Grandma was a busy woman, but she always took time to show
this unconditional love for me throughout my life. It never
waned or wavered. In turn, she was rewarded for her
kindness by my making time for her in my life. After I’d
grown to adulthood and become a busy professional, you’d
think the president of the United States had come to see
her when I visited. You see, even as an adult, when I
entered the room, she made me feel as if I were the most
important person on earth. This is an example of what
parenting with unconditional love can do.

Granted, grandma had been blessed with this tremendous
ability for making people feel good about themselves.
Nevertheless, if we, as parents, can give a little of
grandma’s unconditional love to our children, it will go a
long way in helping them value themselves and develop into
all they can be, instead of wasting time trying to gain the
approval and love of others as adults.

I have grandma to thank for becoming a counselor because
when I grew older, I remembered how she watched kids and
found their behavior interesting and exciting. She
said, “You just never know what a kid is up to. Whether
it’s something mischievous or good, I just get a kick out
of them.” I learned to look through her eyes and see kids
in interesting and exciting ways. Perhaps you can too. It
is a real gift, not only for your child, but for you too.

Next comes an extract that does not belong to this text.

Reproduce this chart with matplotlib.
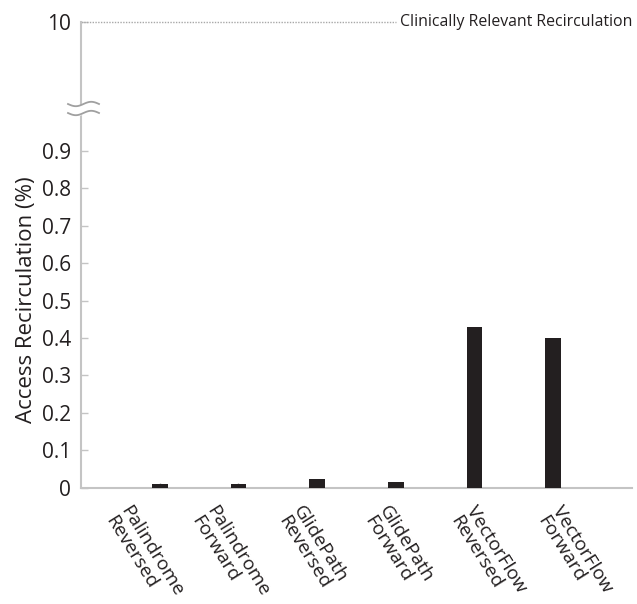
import numpy as np
import matplotlib
matplotlib.use("Agg")
import matplotlib.pyplot as plt
from matplotlib.transforms import ScaledTranslation, blended_transform_factory

plt.rcParams['font.family'] = ['Open Sans', 'DejaVu Sans']

categories = ["Palindrome\nReversed", "Palindrome\nForward", "GlidePath\nReversed",
              "GlidePath\nForward", "VectorFlow\nReversed", "VectorFlow\nForward"]
values = [0.009, 0.009, 0.024, 0.014, 0.429, 0.400]
errors = [0.004, 0.004, 0.0, 0.0, 0.0, 0.0]
ytick_vals = [0, 0.1, 0.2, 0.3, 0.4, 0.5, 0.6, 0.7, 0.8, 0.9, 10]
ytick_labels = ["0", "0.1", "0.2", "0.3", "0.4", "0.5", "0.6", "0.7", "0.8", "0.9", "10"]
threshold = 10
threshold_label = "Clinically Relevant Recirculation"

TXT = '#231f20'
GRAY = '#c4c4c4'
K = 0.02731  # compression above the break

def fwd(y):
    y = np.asarray(y, dtype=float)
    return np.where(y <= 1, y, 1 + (y - 1) * K)

def inv(y):
    y = np.asarray(y, dtype=float)
    return np.where(y <= 1, y, 1 + (y - 1) / K)

W, H = 637, 604
AXW = 632 - 81
fig = plt.figure(figsize=(W / 100, H / 100), dpi=100)
ax = fig.add_axes([81 / W, (H - 487.5) / H, AXW / W, (487.5 - 21.7) / H])
ax.set_yscale('function', functions=(fwd, inv))

x = np.arange(len(categories))
ax.bar(x, values, width=0.2, color=TXT, zorder=3)
ax.errorbar(x, values, yerr=[np.zeros(len(errors)), errors], fmt='none',
            ecolor='#9a9a9a', elinewidth=1, capsize=0, zorder=2)

ax.set_xlim(-1, 6)
ax.set_ylim(0, 10)
ax.set_yticks(ytick_vals)
ax.set_yticklabels(ytick_labels)
ax.minorticks_off()
ax.tick_params(axis='y', direction='in', length=5, width=1, color=GRAY,
               labelsize=15, labelcolor=TXT, pad=7)
ax.tick_params(axis='x', bottom=False, labelbottom=False)
for s in ['top', 'right']:
    ax.spines[s].set_visible(False)
for s in ['left', 'bottom']:
    ax.spines[s].set_color(GRAY)
    ax.spines[s].set_linewidth(1.5)

# threshold line
ax.axhline(threshold, xmin=0, xmax=(396 - 81) / AXW, color='#a8a8a8',
           linestyle=(0, (1, 1)), linewidth=1, clip_on=False)
ax.text((400 - 81) / AXW, threshold, threshold_label,
        transform=blended_transform_factory(ax.transAxes, ax.transData),
        ha='left', va='center', fontsize=11.4, color=TXT)

# category labels (spaced slightly wider than the bars, as in the original)
lab_start = (132 - 81) / AXW
lab_step = 86.4 / AXW
for i, lab in enumerate(categories):
    tr = ax.transAxes + ScaledTranslation(0, -0.155, fig.dpi_scale_trans)
    ax.text(lab_start + i * lab_step, 0, lab, transform=tr, rotation=-58,
            rotation_mode='anchor', ha='left', va='top', fontsize=13.8,
            color=TXT, linespacing=1.0)

# y label
fig.text(27 / W, (H - 300) / H, "Access Recirculation (%)", rotation=90,
         ha='center', va='center', fontsize=16, color=TXT)

# axis break marks
bt = ax.transAxes
t = np.linspace(0, 1, 50)
xs = -13 / AXW + t * 31 / AXW
amp = 2.2 / 465.8
y1 = (487.5 - 104) / 465.8
y2 = (487.5 - 113) / 465.8
wave = -amp * np.sin(2 * np.pi * t)
ax.fill_between(xs, y2 + wave, y1 + wave, color='white', transform=bt,
                clip_on=False, zorder=5)
ax.plot(xs, y1 + wave, color='#a0a0a0', lw=1.3, transform=bt, clip_on=False, zorder=6)
ax.plot(xs, y2 + wave, color='#a0a0a0', lw=1.3, transform=bt, clip_on=False, zorder=6)

fig.savefig("out.png", dpi=100)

Points to ponder concerning unconditional love:


1. Take some time to observe your child and give yourself
an opportunity to notice and appreciate his behavior, both
negative and positive. Can you delight in what a unique
character he is?

2. Unconditional love for your child is love in action.
It is the act of demonstrating you care through genuine
respect and interest in your child that is reflected in
your elevated expression, speech, feelings and other
actions.

3. One result of unconditional love is the child feels
known, valued and important.

4. Another result is the child feels comfortable in your
presence to be herself.

5. Through unconditional love, the child learns to love and
value himself.

6. Verbal I love yous are okay, if they are genuine, but
they cannot replace love in demonstrated action as
described in number one above.

7. Unconditional love can be a tall order. Just realizing
what it is, and its importance to our children can help us
all, slowly, improve in the way we see and treat them.


Parenting with love and logical consequences complements
unconditional love.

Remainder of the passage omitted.